→ MATERIAL TO PROCESS
-- -- --

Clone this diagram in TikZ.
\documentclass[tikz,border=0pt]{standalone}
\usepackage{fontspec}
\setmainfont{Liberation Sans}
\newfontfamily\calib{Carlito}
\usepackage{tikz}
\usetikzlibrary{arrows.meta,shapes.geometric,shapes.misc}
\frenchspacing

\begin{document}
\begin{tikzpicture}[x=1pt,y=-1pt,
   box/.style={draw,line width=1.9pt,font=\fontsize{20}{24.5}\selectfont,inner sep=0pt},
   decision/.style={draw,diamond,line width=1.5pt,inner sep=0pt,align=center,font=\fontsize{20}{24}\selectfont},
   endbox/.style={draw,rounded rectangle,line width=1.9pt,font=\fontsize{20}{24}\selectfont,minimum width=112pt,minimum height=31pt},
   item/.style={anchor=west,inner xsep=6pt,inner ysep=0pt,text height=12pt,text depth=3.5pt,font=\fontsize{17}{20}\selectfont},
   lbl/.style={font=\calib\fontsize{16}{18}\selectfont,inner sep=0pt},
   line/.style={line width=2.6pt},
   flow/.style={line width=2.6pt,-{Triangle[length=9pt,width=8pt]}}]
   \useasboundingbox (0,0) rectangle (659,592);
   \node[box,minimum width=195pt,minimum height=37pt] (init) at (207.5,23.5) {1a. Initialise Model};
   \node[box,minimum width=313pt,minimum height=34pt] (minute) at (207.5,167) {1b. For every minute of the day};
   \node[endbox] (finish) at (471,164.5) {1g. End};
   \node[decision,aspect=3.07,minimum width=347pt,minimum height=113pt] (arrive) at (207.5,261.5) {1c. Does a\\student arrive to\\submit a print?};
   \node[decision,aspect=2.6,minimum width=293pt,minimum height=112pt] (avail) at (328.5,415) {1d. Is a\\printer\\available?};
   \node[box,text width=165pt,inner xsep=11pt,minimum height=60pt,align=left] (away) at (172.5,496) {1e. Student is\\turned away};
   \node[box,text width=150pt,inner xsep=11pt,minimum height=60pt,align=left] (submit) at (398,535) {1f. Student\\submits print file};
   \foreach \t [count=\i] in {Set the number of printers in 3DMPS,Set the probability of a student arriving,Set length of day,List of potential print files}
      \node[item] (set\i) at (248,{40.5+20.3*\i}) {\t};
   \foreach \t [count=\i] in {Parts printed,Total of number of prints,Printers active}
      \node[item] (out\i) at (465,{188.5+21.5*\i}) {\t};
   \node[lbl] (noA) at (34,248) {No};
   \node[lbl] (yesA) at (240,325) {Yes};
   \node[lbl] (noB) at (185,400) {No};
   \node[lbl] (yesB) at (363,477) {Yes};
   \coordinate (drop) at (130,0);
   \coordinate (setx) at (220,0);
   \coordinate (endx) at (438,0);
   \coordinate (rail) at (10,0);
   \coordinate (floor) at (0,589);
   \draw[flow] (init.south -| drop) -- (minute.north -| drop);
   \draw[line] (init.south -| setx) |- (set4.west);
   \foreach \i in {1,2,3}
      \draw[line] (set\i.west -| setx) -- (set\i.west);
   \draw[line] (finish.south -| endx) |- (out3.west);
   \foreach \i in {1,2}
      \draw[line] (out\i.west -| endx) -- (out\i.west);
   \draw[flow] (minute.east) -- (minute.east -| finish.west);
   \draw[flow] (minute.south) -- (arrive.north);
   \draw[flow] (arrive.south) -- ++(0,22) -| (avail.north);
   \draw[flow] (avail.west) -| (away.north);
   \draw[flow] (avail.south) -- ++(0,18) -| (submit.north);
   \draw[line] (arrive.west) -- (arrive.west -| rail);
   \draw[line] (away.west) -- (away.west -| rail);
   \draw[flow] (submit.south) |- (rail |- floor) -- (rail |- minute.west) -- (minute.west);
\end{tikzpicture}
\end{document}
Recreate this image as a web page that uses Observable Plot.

-- -- --

→ STATED PROBLEM
Your task is to give the records above again, exactly.

→ EXERCISE RESPONSE
Clone this diagram in TikZ.
\documentclass[tikz,border=0pt]{standalone}
\usepackage{fontspec}
\setmainfont{Liberation Sans}
\newfontfamily\calib{Carlito}
\usepackage{tikz}
\usetikzlibrary{arrows.meta,shapes.geometric,shapes.misc}
\frenchspacing

\begin{document}
\begin{tikzpicture}[x=1pt,y=-1pt,
   box/.style={draw,line width=1.9pt,font=\fontsize{20}{24.5}\selectfont,inner sep=0pt},
   decision/.style={draw,diamond,line width=1.5pt,inner sep=0pt,align=center,font=\fontsize{20}{24}\selectfont},
   endbox/.style={draw,rounded rectangle,line width=1.9pt,font=\fontsize{20}{24}\selectfont,minimum width=112pt,minimum height=31pt},
   item/.style={anchor=west,inner xsep=6pt,inner ysep=0pt,text height=12pt,text depth=3.5pt,font=\fontsize{17}{20}\selectfont},
   lbl/.style={font=\calib\fontsize{16}{18}\selectfont,inner sep=0pt},
   line/.style={line width=2.6pt},
   flow/.style={line width=2.6pt,-{Triangle[length=9pt,width=8pt]}}]
   \useasboundingbox (0,0) rectangle (659,592);
   \node[box,minimum width=195pt,minimum height=37pt] (init) at (207.5,23.5) {1a. Initialise Model};
   \node[box,minimum width=313pt,minimum height=34pt] (minute) at (207.5,167) {1b. For every minute of the day};
   \node[endbox] (finish) at (471,164.5) {1g. End};
   \node[decision,aspect=3.07,minimum width=347pt,minimum height=113pt] (arrive) at (207.5,261.5) {1c. Does a\\student arrive to\\submit a print?};
   \node[decision,aspect=2.6,minimum width=293pt,minimum height=112pt] (avail) at (328.5,415) {1d. Is a\\printer\\available?};
   \node[box,text width=165pt,inner xsep=11pt,minimum height=60pt,align=left] (away) at (172.5,496) {1e. Student is\\turned away};
   \node[box,text width=150pt,inner xsep=11pt,minimum height=60pt,align=left] (submit) at (398,535) {1f. Student\\submits print file};
   \foreach \t [count=\i] in {Set the number of printers in 3DMPS,Set the probability of a student arriving,Set length of day,List of potential print files}
      \node[item] (set\i) at (248,{40.5+20.3*\i}) {\t};
   \foreach \t [count=\i] in {Parts printed,Total of number of prints,Printers active}
      \node[item] (out\i) at (465,{188.5+21.5*\i}) {\t};
   \node[lbl] (noA) at (34,248) {No};
   \node[lbl] (yesA) at (240,325) {Yes};
   \node[lbl] (noB) at (185,400) {No};
   \node[lbl] (yesB) at (363,477) {Yes};
   \coordinate (drop) at (130,0);
   \coordinate (setx) at (220,0);
   \coordinate (endx) at (438,0);
   \coordinate (rail) at (10,0);
   \coordinate (floor) at (0,589);
   \draw[flow] (init.south -| drop) -- (minute.north -| drop);
   \draw[line] (init.south -| setx) |- (set4.west);
   \foreach \i in {1,2,3}
      \draw[line] (set\i.west -| setx) -- (set\i.west);
   \draw[line] (finish.south -| endx) |- (out3.west);
   \foreach \i in {1,2}
      \draw[line] (out\i.west -| endx) -- (out\i.west);
   \draw[flow] (minute.east) -- (minute.east -| finish.west);
   \draw[flow] (minute.south) -- (arrive.north);
   \draw[flow] (arrive.south) -- ++(0,22) -| (avail.north);
   \draw[flow] (avail.west) -| (away.north);
   \draw[flow] (avail.south) -- ++(0,18) -| (submit.north);
   \draw[line] (arrive.west) -- (arrive.west -| rail);
   \draw[line] (away.west) -- (away.west -| rail);
   \draw[flow] (submit.south) |- (rail |- floor) -- (rail |- minute.west) -- (minute.west);
\end{tikzpicture}
\end{document}
Recreate this image as a web page that uses Observable Plot.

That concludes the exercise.